One thing the current format can do is (again like a B-tree) let me say "go to this key in the table", and if the key doesn't exist it returns the closest key following the one I asked for. This turns out to be very useful in a search engine (e.g. for prefix queries). But since the CDB format is a hash, trying to get the position of a non-existent key just gives you an error.
I solved this in a simplistic way: I subclassed the CDB format so that as I insert key/value pairs, every Nth key is added to an index list. So now I can simulate the old "position at or after this key" behavior by looking up the closest key <= the target key in the index list, and then reading linearly forward from there (since CDB stores keys and values sequentially) to the matching or following key.

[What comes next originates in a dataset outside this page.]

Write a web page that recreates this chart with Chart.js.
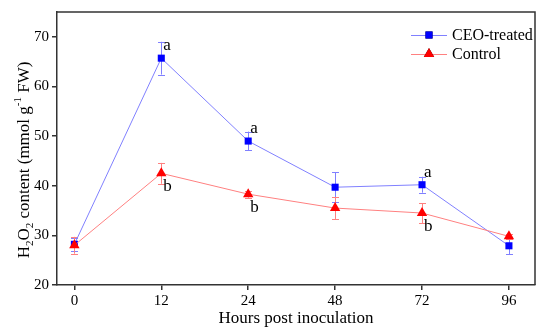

The trick will be choosing N, which you would want to be small for small indexes (so you don't have to read linearly through large numbers of key-values), but big for big indexes (so the list of index keys doesn't get huge and take up a lot of RAM).
- Second, I did some more synthetic benchmarking and discovered that, even though using a cursor object is much slower than using a generator (probably because of all the dot-name lookups), it seems like that's more than compensated for by not having to read and process so much when you can use the cursor object's skip_to() method in an AND query to skip over non-matching postings.
- I've also got some momentum going adding documentation to Whoosh, even though none of it has been checked in yet. I'm using Sphinx, and while I still hate reStructuredText, the convenience of the rest of Sphinx makes it worth putting up with rST. I need to write scripts so I can generate the HTML docs, include them with source uploads to PyPI, and upload them to the Whoosh website when I make a release.